SOURCE EXCERPT:
— BEGIN —

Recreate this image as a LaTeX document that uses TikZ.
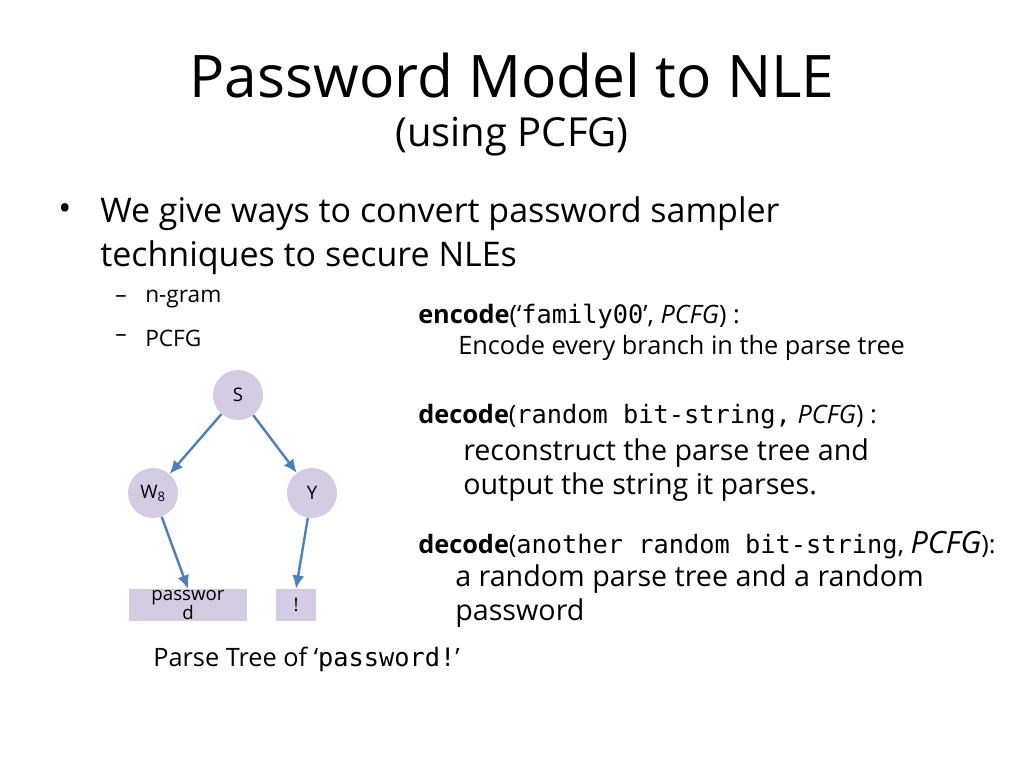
\documentclass[tikz,border=0pt]{standalone}
\usepackage{fontspec}
\setmainfont{Open Sans}
\setmonofont{DejaVu Sans Mono}
\usetikzlibrary{positioning,arrows.meta}
\definecolor{nodefill}{RGB}{212,204,226}
\definecolor{edgeblue}{RGB}{72,130,190}
\begin{document}
\begin{tikzpicture}[x=0.75pt,y=-0.75pt,
		tnode/.style={circle, fill=nodefill, minimum size=37.5pt, inner sep=0pt, font=\fontsize{14}{16}\selectfont},
		leaf/.style={rectangle, fill=nodefill, minimum height=24pt, inner sep=1pt, font=\fontsize{14}{14}\selectfont, align=center},
		edge/.style={-{Latex[length=10pt,width=9pt]}, draw=edgeblue, line width=1.8pt},
		txt/.style={anchor=west, inner sep=0pt, align=left}]
		    \useasboundingbox (0,0) rectangle (1024,768);
		    % title
		    \node (title) at (512,75) {\fontsize{44}{48}\selectfont Password Model to NLE};
		    \node (sub) at (512,137) {\fontsize{30}{34}\selectfont (using PCFG)};
		    % bullets
		    \node[txt] (dot) at (58,212) {\fontsize{26}{30}\selectfont •};
		    \node[txt, font=\fontsize{25.5}{33}\selectfont] (b1) at (100,236) {We give ways to convert password sampler\\techniques to secure NLEs};
		    \node[txt] (d1) at (115,299) {\fontsize{17}{20}\selectfont –};
		    \node[txt] (s1) at (145,299) {\fontsize{17}{20}\selectfont n-gram};
		    \node[txt] (d2) at (115,338) {\fontsize{17}{20}\selectfont –};
		    \node[txt] (s2) at (145,338) {\fontsize{17}{20}\selectfont PCFG};
		    % parse tree
		    \node[tnode] (S) at (238,395) {S};
		    \node[tnode] (W) at (153,493) {W\textsubscript{8}};
		    \node[tnode] (Y) at (312,493) {Y};
		    \node[leaf, minimum width=88pt] (pw) at (188,605) {passwor\\d};
		    \node[leaf, minimum width=30pt] (ex) at (296,605) {!};
		    \draw[edge] (S) -- (W);
		    \draw[edge] (S) -- (Y);
		    \draw[edge] (W) -- (pw.north);
		    \draw[edge] (Y) -- (ex.north);
		    \node[txt] (cap) at (153,659) {\fontsize{19}{22}\selectfont Parse Tree of ‘\texttt{password!}’};
		    % encode / decode
		    \node[txt] (enc) at (418,316) {\fontsize{19}{22}\selectfont \textbf{encode}(‘\texttt{family00}’, \textit{PCFG}) :};
		    \node[txt] (enc2) at (458,348) {\fontsize{19}{22}\selectfont Encode every branch in the parse tree};
		    \node[txt] (dec) at (418,417) {\fontsize{19}{22}\selectfont \textbf{decode}(\texttt{random bit-string,} \textit{PCFG}) :};
		    \node[txt, font=\fontsize{21.5}{25.5}\selectfont] (dec2) at (463,470) {reconstruct the parse tree and\\output the string it parses.};
		    \node[txt] (dec3) at (418,545) {\fontsize{19}{22}\selectfont \textbf{decode}(\texttt{another random bit-string}, {\fontsize{23}{23}\selectfont\textit{PCFG}}):};
		    \node[txt, font=\fontsize{21.5}{25.5}\selectfont] (dec4) at (455,596) {a random parse tree and a random\\password};
		\end{tikzpicture}
\end{document}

— END —

DIRECTIONS:
In your copy, leave out the pictures and reproduce the material above exactly.

RESPONSE TO THE TASK:
Recreate this image as a LaTeX document that uses TikZ.
\documentclass[tikz,border=0pt]{standalone}
\usepackage{fontspec}
\setmainfont{Open Sans}
\setmonofont{DejaVu Sans Mono}
\usetikzlibrary{positioning,arrows.meta}
\definecolor{nodefill}{RGB}{212,204,226}
\definecolor{edgeblue}{RGB}{72,130,190}
\begin{document}
\begin{tikzpicture}[x=0.75pt,y=-0.75pt,
		tnode/.style={circle, fill=nodefill, minimum size=37.5pt, inner sep=0pt, font=\fontsize{14}{16}\selectfont},
		leaf/.style={rectangle, fill=nodefill, minimum height=24pt, inner sep=1pt, font=\fontsize{14}{14}\selectfont, align=center},
		edge/.style={-{Latex[length=10pt,width=9pt]}, draw=edgeblue, line width=1.8pt},
		txt/.style={anchor=west, inner sep=0pt, align=left}]
		    \useasboundingbox (0,0) rectangle (1024,768);
		    % title
		    \node (title) at (512,75) {\fontsize{44}{48}\selectfont Password Model to NLE};
		    \node (sub) at (512,137) {\fontsize{30}{34}\selectfont (using PCFG)};
		    % bullets
		    \node[txt] (dot) at (58,212) {\fontsize{26}{30}\selectfont •};
		    \node[txt, font=\fontsize{25.5}{33}\selectfont] (b1) at (100,236) {We give ways to convert password sampler\\techniques to secure NLEs};
		    \node[txt] (d1) at (115,299) {\fontsize{17}{20}\selectfont –};
		    \node[txt] (s1) at (145,299) {\fontsize{17}{20}\selectfont n-gram};
		    \node[txt] (d2) at (115,338) {\fontsize{17}{20}\selectfont –};
		    \node[txt] (s2) at (145,338) {\fontsize{17}{20}\selectfont PCFG};
		    % parse tree
		    \node[tnode] (S) at (238,395) {S};
		    \node[tnode] (W) at (153,493) {W\textsubscript{8}};
		    \node[tnode] (Y) at (312,493) {Y};
		    \node[leaf, minimum width=88pt] (pw) at (188,605) {passwor\\d};
		    \node[leaf, minimum width=30pt] (ex) at (296,605) {!};
		    \draw[edge] (S) -- (W);
		    \draw[edge] (S) -- (Y);
		    \draw[edge] (W) -- (pw.north);
		    \draw[edge] (Y) -- (ex.north);
		    \node[txt] (cap) at (153,659) {\fontsize{19}{22}\selectfont Parse Tree of ‘\texttt{password!}’};
		    % encode / decode
		    \node[txt] (enc) at (418,316) {\fontsize{19}{22}\selectfont \textbf{encode}(‘\texttt{family00}’, \textit{PCFG}) :};
		    \node[txt] (enc2) at (458,348) {\fontsize{19}{22}\selectfont Encode every branch in the parse tree};
		    \node[txt] (dec) at (418,417) {\fontsize{19}{22}\selectfont \textbf{decode}(\texttt{random bit-string,} \textit{PCFG}) :};
		    \node[txt, font=\fontsize{21.5}{25.5}\selectfont] (dec2) at (463,470) {reconstruct the parse tree and\\output the string it parses.};
		    \node[txt] (dec3) at (418,545) {\fontsize{19}{22}\selectfont \textbf{decode}(\texttt{another random bit-string}, {\fontsize{23}{23}\selectfont\textit{PCFG}}):};
		    \node[txt, font=\fontsize{21.5}{25.5}\selectfont] (dec4) at (455,596) {a random parse tree and a random\\password};
		\end{tikzpicture}
\end{document}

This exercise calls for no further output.